#### MATERIAL TO PROCESS ####

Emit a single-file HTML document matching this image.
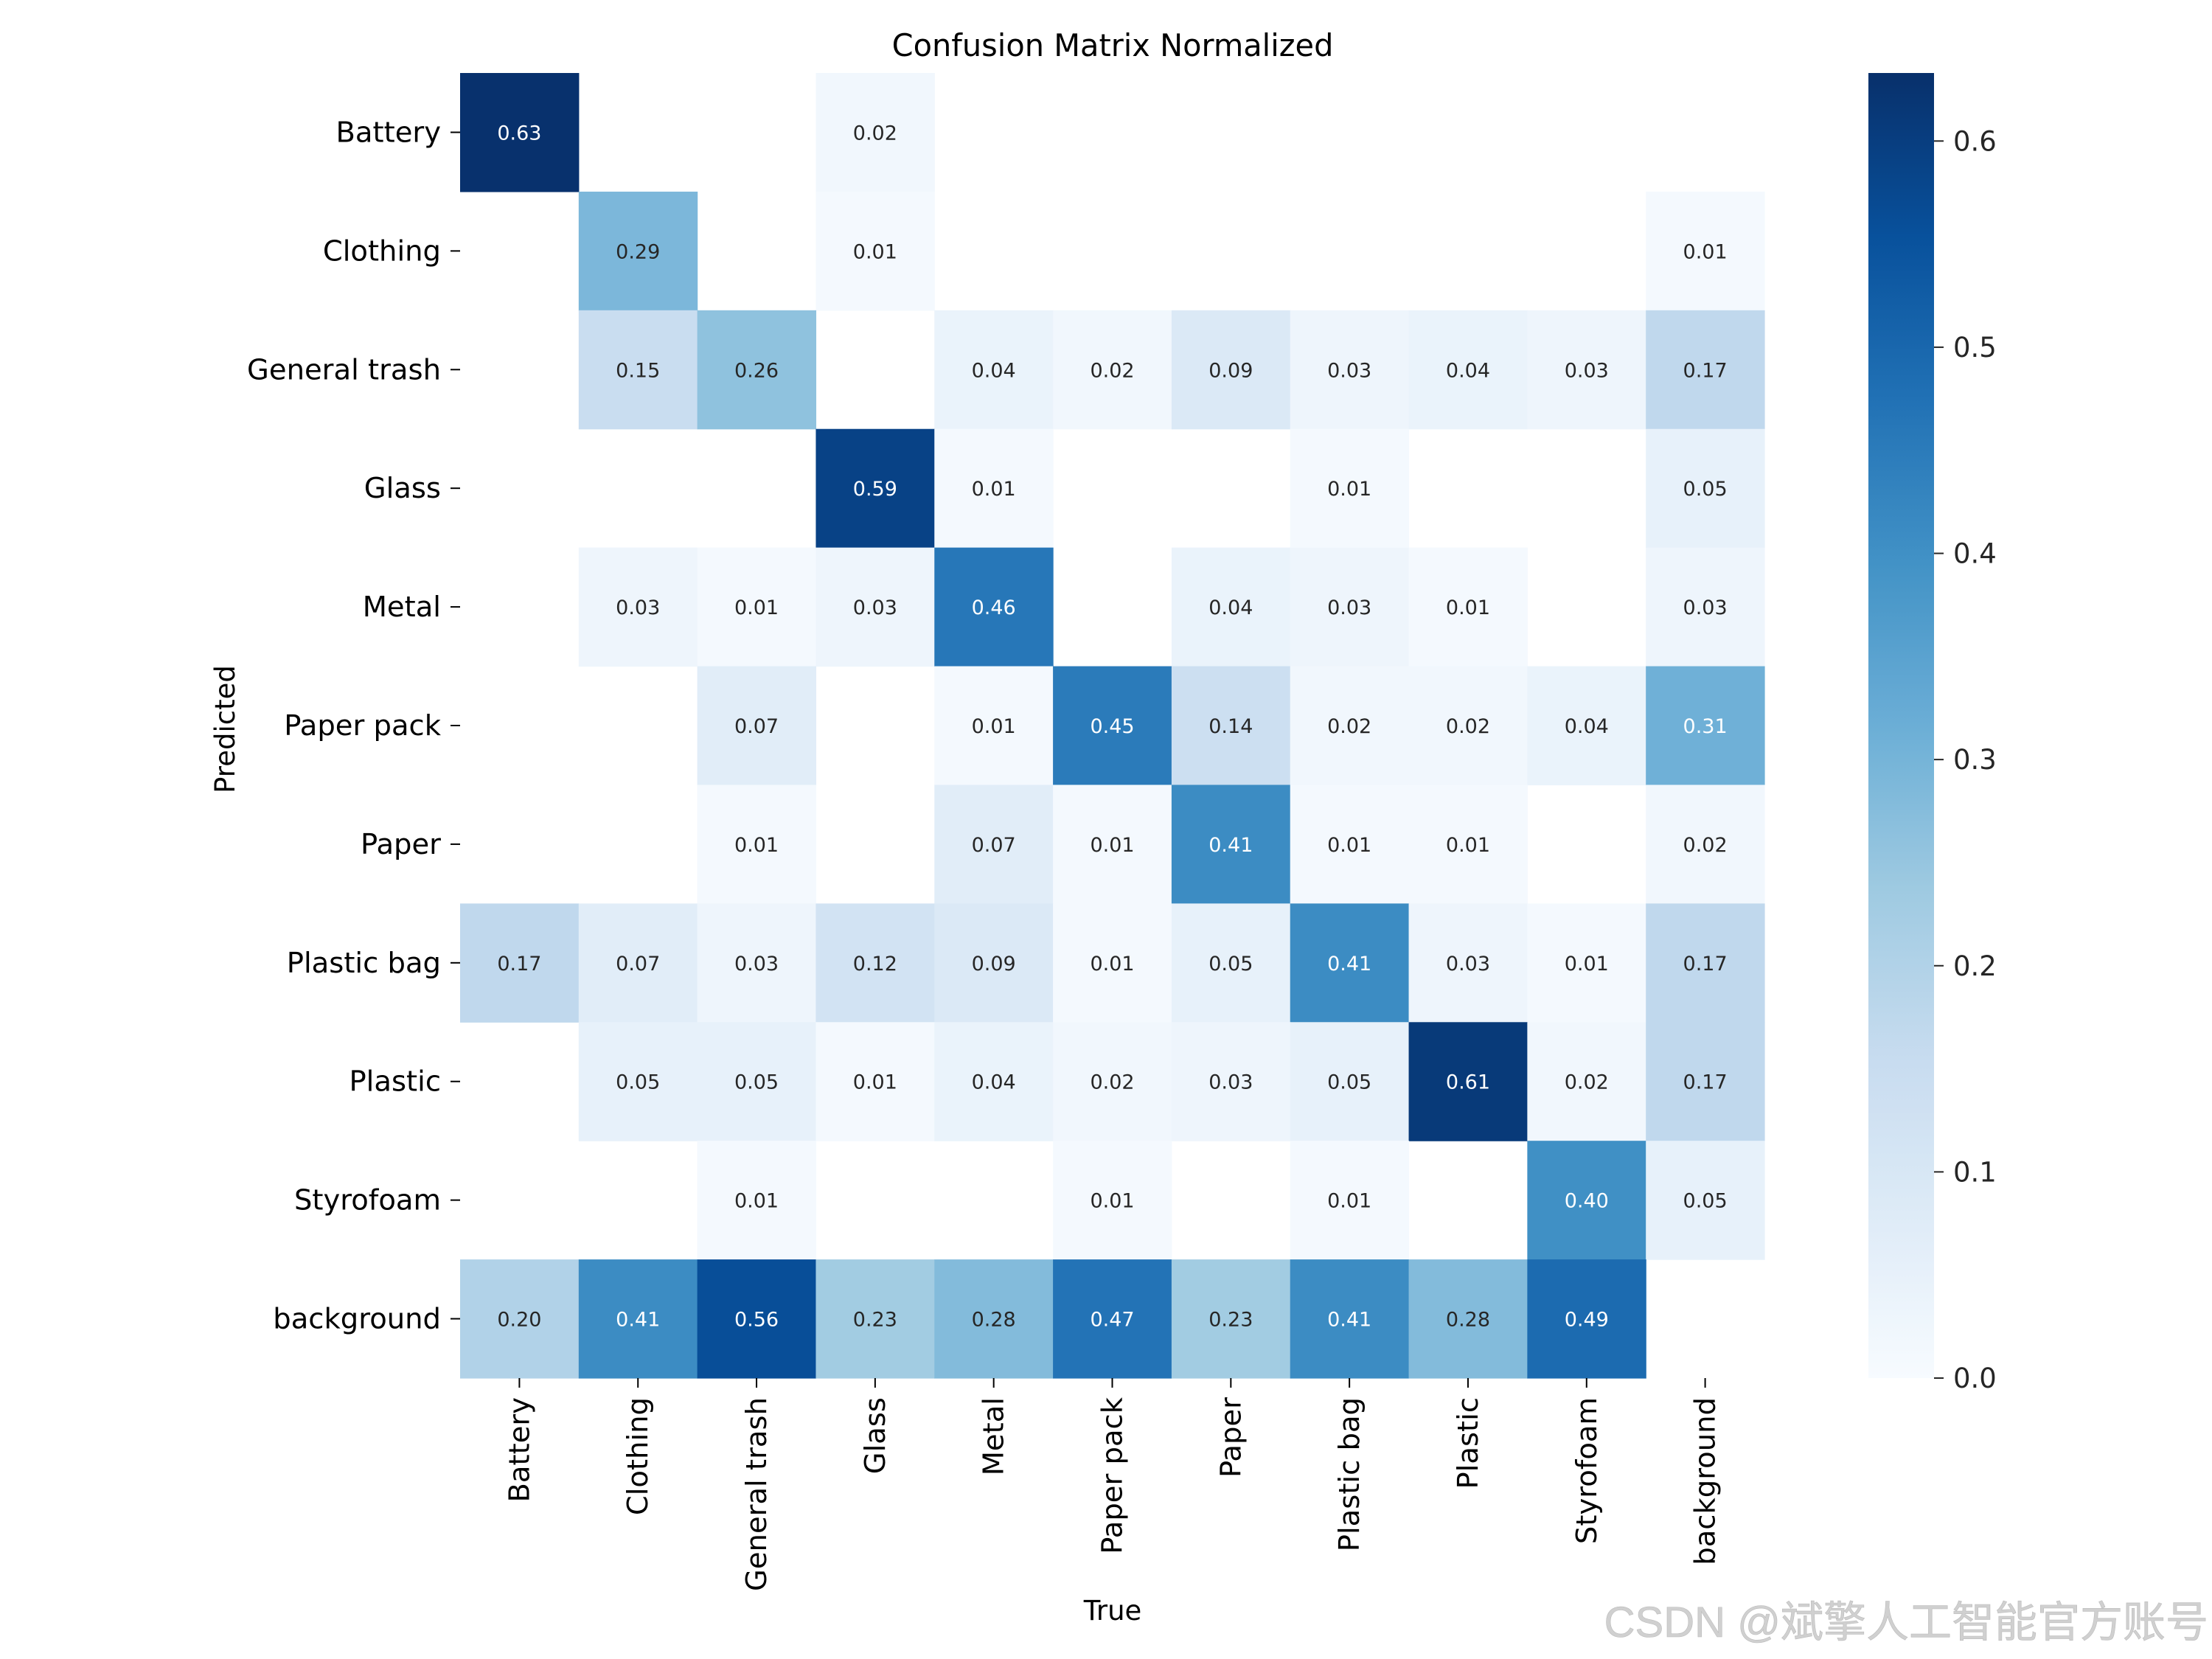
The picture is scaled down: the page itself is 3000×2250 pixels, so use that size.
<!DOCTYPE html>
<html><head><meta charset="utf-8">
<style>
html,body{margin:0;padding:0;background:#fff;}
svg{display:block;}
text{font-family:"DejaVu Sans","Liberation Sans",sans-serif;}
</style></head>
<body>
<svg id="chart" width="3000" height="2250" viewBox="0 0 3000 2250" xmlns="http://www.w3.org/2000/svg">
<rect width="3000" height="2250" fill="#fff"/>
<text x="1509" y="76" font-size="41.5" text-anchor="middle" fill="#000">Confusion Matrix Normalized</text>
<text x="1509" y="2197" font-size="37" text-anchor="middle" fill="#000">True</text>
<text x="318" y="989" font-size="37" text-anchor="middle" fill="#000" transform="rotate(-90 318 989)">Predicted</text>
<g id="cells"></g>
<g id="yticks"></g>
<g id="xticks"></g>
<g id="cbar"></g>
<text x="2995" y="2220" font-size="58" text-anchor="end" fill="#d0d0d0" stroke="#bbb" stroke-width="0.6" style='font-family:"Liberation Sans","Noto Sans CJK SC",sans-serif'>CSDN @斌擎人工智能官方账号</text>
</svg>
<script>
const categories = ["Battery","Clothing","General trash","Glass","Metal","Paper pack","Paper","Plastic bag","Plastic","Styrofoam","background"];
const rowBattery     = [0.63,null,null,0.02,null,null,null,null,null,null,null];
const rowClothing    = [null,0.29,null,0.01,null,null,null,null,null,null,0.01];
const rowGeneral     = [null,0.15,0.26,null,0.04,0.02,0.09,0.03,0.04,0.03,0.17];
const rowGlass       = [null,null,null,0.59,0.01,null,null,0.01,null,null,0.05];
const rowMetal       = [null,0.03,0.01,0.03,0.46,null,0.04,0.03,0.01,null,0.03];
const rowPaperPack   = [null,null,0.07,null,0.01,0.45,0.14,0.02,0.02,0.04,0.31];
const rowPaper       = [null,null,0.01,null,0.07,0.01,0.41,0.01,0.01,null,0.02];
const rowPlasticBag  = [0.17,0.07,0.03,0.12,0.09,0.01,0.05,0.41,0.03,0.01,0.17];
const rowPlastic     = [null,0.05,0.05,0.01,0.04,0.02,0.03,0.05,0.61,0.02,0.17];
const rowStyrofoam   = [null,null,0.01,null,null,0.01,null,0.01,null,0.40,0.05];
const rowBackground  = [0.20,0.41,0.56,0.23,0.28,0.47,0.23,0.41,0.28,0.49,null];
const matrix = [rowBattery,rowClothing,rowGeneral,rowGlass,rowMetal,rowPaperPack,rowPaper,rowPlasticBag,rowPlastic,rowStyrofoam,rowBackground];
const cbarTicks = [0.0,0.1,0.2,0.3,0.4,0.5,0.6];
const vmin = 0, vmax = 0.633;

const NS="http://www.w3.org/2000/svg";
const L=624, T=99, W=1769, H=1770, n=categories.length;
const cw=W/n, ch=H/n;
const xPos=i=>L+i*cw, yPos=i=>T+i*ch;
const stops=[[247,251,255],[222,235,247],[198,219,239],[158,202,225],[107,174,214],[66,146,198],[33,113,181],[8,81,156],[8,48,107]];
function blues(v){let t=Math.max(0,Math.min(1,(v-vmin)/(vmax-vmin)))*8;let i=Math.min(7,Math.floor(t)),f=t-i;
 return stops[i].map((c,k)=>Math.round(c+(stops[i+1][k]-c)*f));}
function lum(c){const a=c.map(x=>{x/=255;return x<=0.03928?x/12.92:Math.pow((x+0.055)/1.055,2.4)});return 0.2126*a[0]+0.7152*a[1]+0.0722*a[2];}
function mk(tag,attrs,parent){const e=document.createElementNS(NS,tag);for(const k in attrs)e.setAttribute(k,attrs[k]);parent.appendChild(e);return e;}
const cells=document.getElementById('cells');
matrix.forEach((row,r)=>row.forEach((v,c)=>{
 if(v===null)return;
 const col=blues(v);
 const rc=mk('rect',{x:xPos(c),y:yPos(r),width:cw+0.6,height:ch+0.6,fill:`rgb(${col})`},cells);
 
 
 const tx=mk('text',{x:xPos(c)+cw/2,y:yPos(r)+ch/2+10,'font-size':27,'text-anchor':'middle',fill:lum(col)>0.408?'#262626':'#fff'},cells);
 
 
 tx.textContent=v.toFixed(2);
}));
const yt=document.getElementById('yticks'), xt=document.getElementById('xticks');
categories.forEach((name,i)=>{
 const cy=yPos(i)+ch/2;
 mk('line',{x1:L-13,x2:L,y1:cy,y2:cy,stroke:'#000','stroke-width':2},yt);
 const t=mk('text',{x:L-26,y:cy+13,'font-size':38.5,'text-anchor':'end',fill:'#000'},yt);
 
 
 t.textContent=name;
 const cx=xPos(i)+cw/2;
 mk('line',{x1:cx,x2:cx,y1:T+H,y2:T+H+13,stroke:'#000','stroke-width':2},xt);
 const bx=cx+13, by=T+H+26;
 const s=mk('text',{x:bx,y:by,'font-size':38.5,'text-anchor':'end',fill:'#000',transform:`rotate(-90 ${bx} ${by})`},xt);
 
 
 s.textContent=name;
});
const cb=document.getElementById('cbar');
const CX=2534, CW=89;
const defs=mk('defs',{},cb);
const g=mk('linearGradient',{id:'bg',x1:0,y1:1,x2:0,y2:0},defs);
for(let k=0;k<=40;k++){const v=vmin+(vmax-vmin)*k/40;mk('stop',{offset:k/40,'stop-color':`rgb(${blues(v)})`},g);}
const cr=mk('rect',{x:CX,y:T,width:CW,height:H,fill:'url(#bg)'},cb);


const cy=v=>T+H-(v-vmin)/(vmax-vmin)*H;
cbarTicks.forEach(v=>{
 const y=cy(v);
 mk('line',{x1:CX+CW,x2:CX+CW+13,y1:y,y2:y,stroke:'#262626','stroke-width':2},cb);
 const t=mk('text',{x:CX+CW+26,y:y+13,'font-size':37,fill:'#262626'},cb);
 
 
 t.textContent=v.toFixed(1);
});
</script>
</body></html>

####
#### MATERIAL TO PROCESS ####

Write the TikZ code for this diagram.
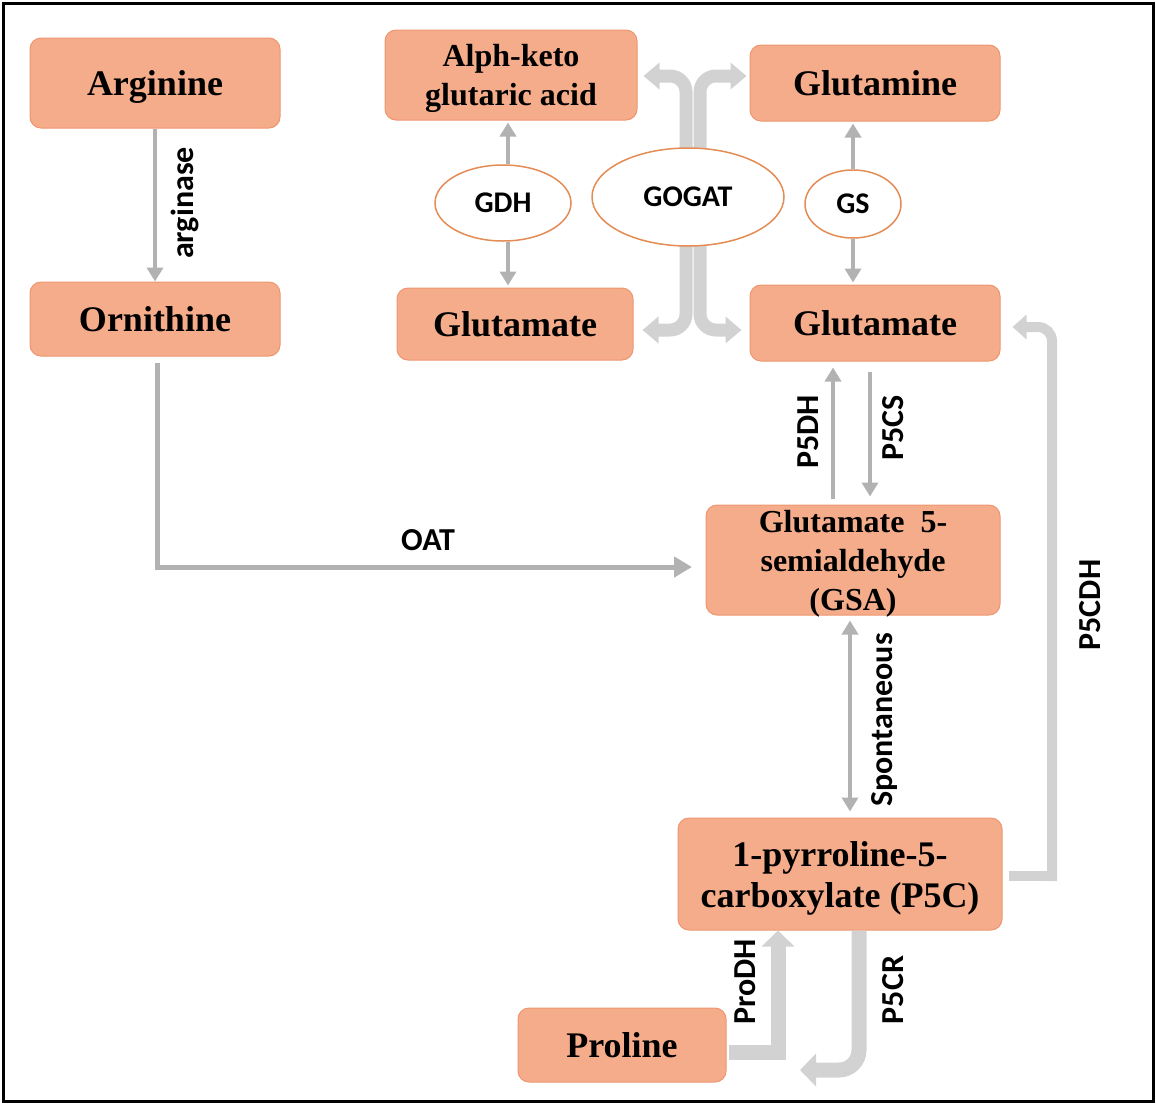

####

*TASK PROMPT*
Identify every line holding the word "this" and copy it out.

*RIGHT ANSWER*
Emit a single-file HTML document matching this image.
Write the TikZ code for this diagram.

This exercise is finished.